2019 looks set to be a good winter for many dairy farmers with better quality silage and increased stocks pointing towards reduced feed costs and improved production from forage.
Trouw Nutrition GB operates the UK’s largest feed and forage analysis laboratory, analysing grass, wholecrop and maize silage samples from across the UK. Commenting on the results of 4500 first cut grass samples, 1000 second cuts, and over 500 wholecrop samples analysed so far this year, Dr Liz Homer, ruminant technical development manager at Trouw Nutrition GB says the prospects for the winter are more encouraging than for several years.
“Good weather and the adoption of multicut systems by many farmers mean that stocks are generally higher and the quality is looking very good. Together these should allow higher forage intakes, improved rumen performance and the potential to reduce purchased feed costs per litre.

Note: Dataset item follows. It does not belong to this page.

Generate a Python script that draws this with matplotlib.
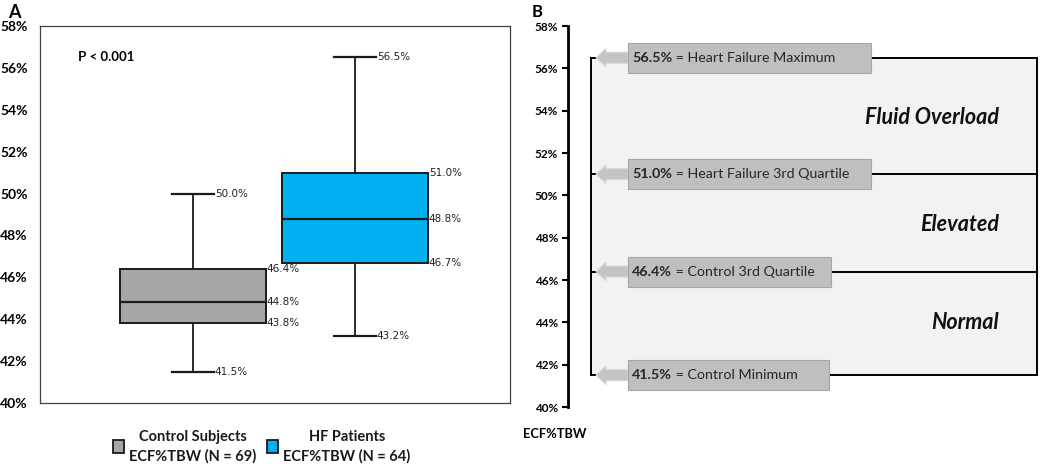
import matplotlib.pyplot as plt
import matplotlib.patches as patches

plt.rcParams['font.family'] = ['Lato', 'DejaVu Sans']

# Panel A data: five-number summaries (%)
groups = ["Control Subjects\nECF%TBW (N = 69)", "HF Patients\nECF%TBW (N = 64)"]
mins = [41.5, 43.2]
q1s = [43.8, 46.7]
medians = [44.8, 48.8]
q3s = [46.4, 51.0]
maxs = [50.0, 56.5]
box_colors = ["#a6a6a6", "#00b0f0"]
p_text = "P < 0.001"

# Panel B data: thresholds
thr_values = [56.5, 51.0, 46.4, 41.5]
thr_labels = ["Heart Failure Maximum", "Heart Failure 3rd Quartile",
              "Control 3rd Quartile", "Control Minimum"]
zones = ["Fluid Overload", "Elevated", "Normal"]
zone_y = [53.7, 48.6, 44.0]

yticks = [40, 42, 44, 46, 48, 50, 52, 54, 56, 58]

fig = plt.figure(figsize=(10.63, 4.69), dpi=100)

# ---------------- Panel A ----------------
axA = fig.add_axes([40 / 1063, 1 - 403 / 469, 470 / 1063, 377 / 469])
stats = []
for i in range(len(groups)):
    stats.append({"whislo": mins[i], "q1": q1s[i], "med": medians[i],
                  "q3": q3s[i], "whishi": maxs[i], "fliers": []})
pos = [1, 2]
bp = axA.bxp(stats, positions=pos, widths=0.907, patch_artist=True,
             showfliers=False, capwidths=0.26,
             boxprops=dict(linewidth=1.4, edgecolor="#1a1a1a"),
             medianprops=dict(color="#1a1a1a", linewidth=1.6),
             whiskerprops=dict(color="#1a1a1a", linewidth=1.3),
             capprops=dict(color="#1a1a1a", linewidth=1.6))
for patch, c in zip(bp["boxes"], box_colors):
    patch.set_facecolor(c)

for i in range(len(groups)):
    for v in (q1s[i], medians[i], q3s[i]):
        axA.text(pos[i] + 0.455, v, "%.1f%%" % v, ha="left", va="center",
                 fontsize=7.5, family="DejaVu Sans", color="#222222")
    for v in (mins[i], maxs[i]):
        axA.text(pos[i] + 0.135, v, "%.1f%%" % v, ha="left", va="center",
                 fontsize=7.5, family="DejaVu Sans", color="#222222")

axA.set_xlim(0.0556, 0.0556 + 470 / 162)
axA.set_ylim(40, 58)
axA.set_yticks(yticks)
axA.set_yticklabels(["%d%%" % t for t in yticks], fontweight="bold", fontsize=10)
axA.tick_params(axis="y", length=0, pad=9)
axA.set_xticks([])
for s in axA.spines.values():
    s.set_linewidth(0.9)
    s.set_color("#404040")
axA.text(0.081, 0.918, p_text, transform=axA.transAxes, fontsize=9.5,
         fontweight="bold", va="center")
fig.text(8 / 1063, 1 - 12 / 469, "A", fontsize=13, fontweight="bold", va="center")

# legend below panel A
leg_sq_x = [113, 267]
leg_txt_x = [193, 347]
for i in range(len(groups)):
    fig.patches.append(patches.Rectangle(
        (leg_sq_x[i] / 1063, 1 - 453 / 469), 11 / 1063, 13 / 469,
        transform=fig.transFigure, facecolor=box_colors[i],
        edgecolor="#1a1a1a", linewidth=1.3))
    fig.text(leg_txt_x[i] / 1063, 1 - 447 / 469, groups[i], ha="center",
             va="center", fontsize=10.5, fontweight="bold",
             linespacing=1.45, color="#1a1a1a")

# ---------------- Panel B ----------------
axB = fig.add_axes([568 / 1063, 1 - 407 / 469, 495 / 1063, 381 / 469])
axB.set_xlim(0, 495)
axB.set_ylim(40, 58)
for side in ("top", "right", "bottom"):
    axB.spines[side].set_visible(False)
axB.spines["left"].set_linewidth(2)
axB.set_xticks([])
axB.set_yticks(yticks)
axB.set_yticklabels(["%d%%" % t for t in yticks], fontweight="bold", fontsize=8.5)
axB.tick_params(axis="y", length=4, width=1.5, pad=3)

x_left, x_right = 23, 469
top, bot = max(thr_values), min(thr_values)
axB.add_patch(patches.Rectangle((x_left, bot), x_right - x_left, top - bot,
                                facecolor="#f2f2f2", edgecolor="none", zorder=0))
axB.plot([x_left, x_left], [bot, top], color="black", lw=1.4, zorder=1)
axB.plot([x_right, x_right], [bot, top], color="black", lw=1.4, zorder=1)
box_right = [303, 303, 263, 261]
for v, lab, br in zip(thr_values, thr_labels, box_right):
    axB.plot([x_left, x_right], [v, v], color="black", lw=1.4, zorder=1)
    axB.add_patch(patches.FancyArrow(60, v, -32, 0, width=0.52, head_width=0.88,
                                     head_length=10, length_includes_head=True,
                                     facecolor="#c4c4c4", edgecolor="#d9d9d9",
                                     lw=0.8, zorder=2))
    axB.add_patch(patches.Rectangle((60, v - 0.71), br - 60, 1.42,
                                    facecolor="#bfbfbf", edgecolor="#a6a6a6",
                                    lw=0.8, zorder=3))
    t = axB.text(64, v, "%.1f%%" % v, fontweight="bold", fontsize=10.3,
                 va="center", ha="left", color="#262626", zorder=4)
    axB.annotate(" = " + lab, xycoords=t, xy=(1, 0.5), va="center",
                 ha="left", fontsize=10.3, color="#262626", zorder=4)

for z, zy in zip(zones, zone_y):
    axB.text(431, zy, z, ha="right", va="center", fontsize=15.5,
             fontweight="bold", fontstyle="italic", color="#111111")

fig.text(523 / 1063, 1 - 434 / 469, "ECF%TBW", fontsize=9.3, fontweight="bold",
         va="center")
fig.text(532 / 1063, 1 - 12 / 469, "B", fontsize=12, fontweight="bold", va="center")

fig.savefig("out.png", dpi=100)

“The high quality seen in the early first cuts has continued into later cuts (see table). Grass silage is generally drier with good energy and protein contents while wholecrop has a higher starch content but overall slightly depressed energy levels.”
“While silages are generally analysing better, there is a range in the results meaning it is essential farmers get their own clamps analysed regularly. Then the priority must be to understand how the forages will feed and to balance them appropriately.”
Dr Homer says that on average grass silages have higher NDF content than in 2018 although still not extremely high. However, levels of lignin are high this year. She warns that higher lignin content makes the fibre less digestible which could lead to reduced rumen passage rates, lower feed intakes and lower production if the diet is not carefully balanced.
“These drier, high lignin silages will be less fermentable with low rapidly fermentable and total fermentable carbohydrate levels. So they need to be balanced with sources of rumen fermentable energy and fermentable protein to improve rumen efficiency. Energy sources such as molasses and ground cereals will help supply the carbohydrate required while soya and rape will provide the necessary protein.
“Although less wholecrop appears to have been made, those farmers who made any will find it will balance grass well, providing rapidly fermentable carbohydrate from starch, and maize should do a good job too when it is available.
“Encouragingly, the acid load and fibre index of grass silages suggest that rumen health should not be too much of an issue, meaning cereal levels can be increased without the risk of acidosis, provided farmers avoid feeding cereals in large feeds which could precipitate a pH drop.”
With most farms entering the winter with high stocks, Dr Homer says there should be the opportunity to drive forage intakes. She comments that each additional 1kg forage DM/day would allow a reduction of 0.8kgDM from concentrates, helping increase margins.
To maximise intakes she stresses the need to avoid the TMR or clamps heating, to mix the diet correctly, to push feed up regularly and to optimise total ration dry matter at 45-50%.
“It will also be important to change between clamps and cuts carefully. We are seeing big differences in digestibility between first and second cuts, irrespective of whether first cut was taken early or at a typical time, with later cuts being less digestible. This could lead to reduced intakes when clamps are changed unless diets are modified carefully.
“Our results suggest dairy farmers could be on the brink of a more profitable winter, but the imperative will be to maximise the value in the clamp by balancing diets carefully, targeting higher forage dry matter intakes and having faith in the forage and not over-supplementing diets.”